Exercise brief: How many of the lines below include "React"? Give the number and no other words.

# # # # # # #

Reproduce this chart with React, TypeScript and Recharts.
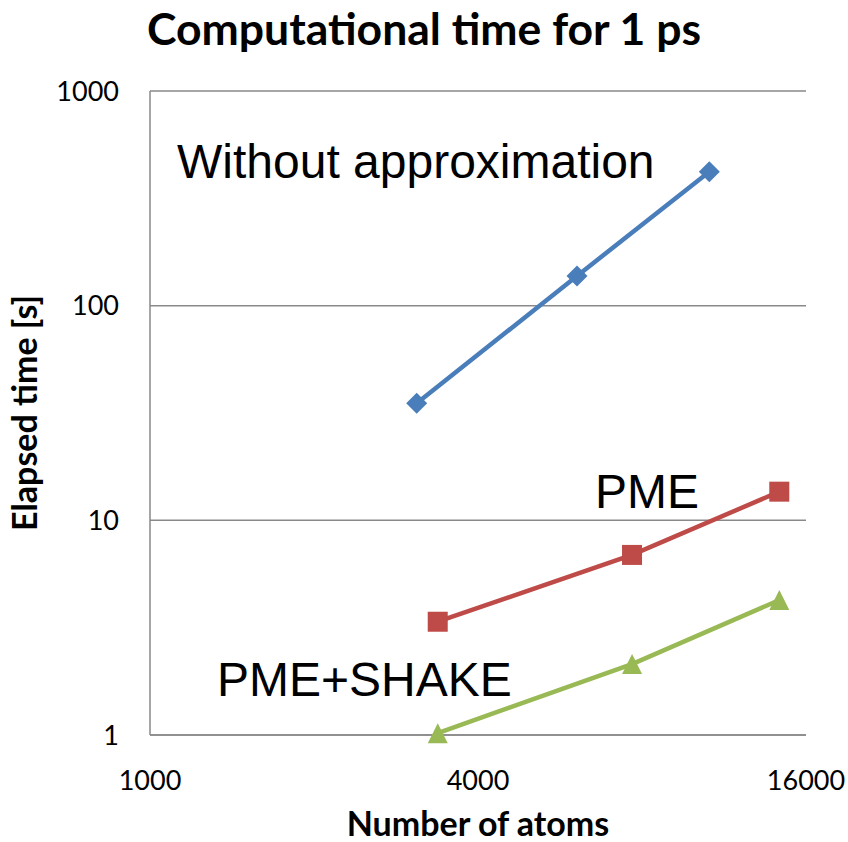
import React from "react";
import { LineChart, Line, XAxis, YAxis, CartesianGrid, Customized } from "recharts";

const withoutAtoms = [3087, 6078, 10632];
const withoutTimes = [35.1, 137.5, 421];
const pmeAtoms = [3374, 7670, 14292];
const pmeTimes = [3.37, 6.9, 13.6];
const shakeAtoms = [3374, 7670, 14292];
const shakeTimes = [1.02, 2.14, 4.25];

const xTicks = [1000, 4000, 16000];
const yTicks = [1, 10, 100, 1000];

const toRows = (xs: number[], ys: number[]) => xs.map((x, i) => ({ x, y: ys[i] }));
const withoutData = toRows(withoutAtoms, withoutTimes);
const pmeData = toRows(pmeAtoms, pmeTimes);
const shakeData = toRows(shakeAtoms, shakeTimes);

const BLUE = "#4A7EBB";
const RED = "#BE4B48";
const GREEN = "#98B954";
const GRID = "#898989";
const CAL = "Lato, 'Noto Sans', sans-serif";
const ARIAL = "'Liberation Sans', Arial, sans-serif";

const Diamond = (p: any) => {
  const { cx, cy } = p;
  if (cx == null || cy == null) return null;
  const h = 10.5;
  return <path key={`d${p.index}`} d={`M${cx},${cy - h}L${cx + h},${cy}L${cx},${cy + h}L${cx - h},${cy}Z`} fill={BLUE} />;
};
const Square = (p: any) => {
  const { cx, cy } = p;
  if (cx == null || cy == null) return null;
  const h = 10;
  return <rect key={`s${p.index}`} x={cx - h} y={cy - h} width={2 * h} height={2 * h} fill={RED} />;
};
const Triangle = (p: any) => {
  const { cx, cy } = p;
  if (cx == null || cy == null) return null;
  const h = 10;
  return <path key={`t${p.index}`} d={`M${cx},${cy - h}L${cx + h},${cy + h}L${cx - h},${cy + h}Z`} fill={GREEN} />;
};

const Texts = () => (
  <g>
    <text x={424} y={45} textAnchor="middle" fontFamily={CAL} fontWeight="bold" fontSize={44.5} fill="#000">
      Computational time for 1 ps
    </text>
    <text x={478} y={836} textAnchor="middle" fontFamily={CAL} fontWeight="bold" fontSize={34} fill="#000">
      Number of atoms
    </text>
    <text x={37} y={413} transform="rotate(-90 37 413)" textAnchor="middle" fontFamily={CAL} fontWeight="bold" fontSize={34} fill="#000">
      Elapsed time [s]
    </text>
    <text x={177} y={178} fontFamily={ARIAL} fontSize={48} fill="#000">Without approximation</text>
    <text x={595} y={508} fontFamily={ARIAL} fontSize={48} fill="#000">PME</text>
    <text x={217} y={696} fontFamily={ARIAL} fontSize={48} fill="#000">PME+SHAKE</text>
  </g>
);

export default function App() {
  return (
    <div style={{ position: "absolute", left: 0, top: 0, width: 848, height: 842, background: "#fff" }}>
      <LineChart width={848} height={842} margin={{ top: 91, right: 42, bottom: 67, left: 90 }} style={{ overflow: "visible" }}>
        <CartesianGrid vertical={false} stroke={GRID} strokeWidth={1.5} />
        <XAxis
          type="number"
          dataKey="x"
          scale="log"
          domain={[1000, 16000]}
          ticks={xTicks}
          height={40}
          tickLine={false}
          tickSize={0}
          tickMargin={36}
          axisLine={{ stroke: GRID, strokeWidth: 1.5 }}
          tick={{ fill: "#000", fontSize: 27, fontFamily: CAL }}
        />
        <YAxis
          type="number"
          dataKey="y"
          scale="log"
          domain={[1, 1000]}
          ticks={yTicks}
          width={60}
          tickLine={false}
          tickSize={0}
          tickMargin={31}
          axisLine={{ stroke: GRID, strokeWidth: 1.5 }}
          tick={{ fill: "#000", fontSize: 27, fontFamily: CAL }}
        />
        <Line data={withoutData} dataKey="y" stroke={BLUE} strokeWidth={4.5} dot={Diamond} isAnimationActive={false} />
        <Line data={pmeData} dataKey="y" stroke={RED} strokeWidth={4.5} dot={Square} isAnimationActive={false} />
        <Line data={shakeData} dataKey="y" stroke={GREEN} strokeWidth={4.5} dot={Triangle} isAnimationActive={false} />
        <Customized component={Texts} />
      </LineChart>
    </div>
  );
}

# # # # # # #

Written answer: 2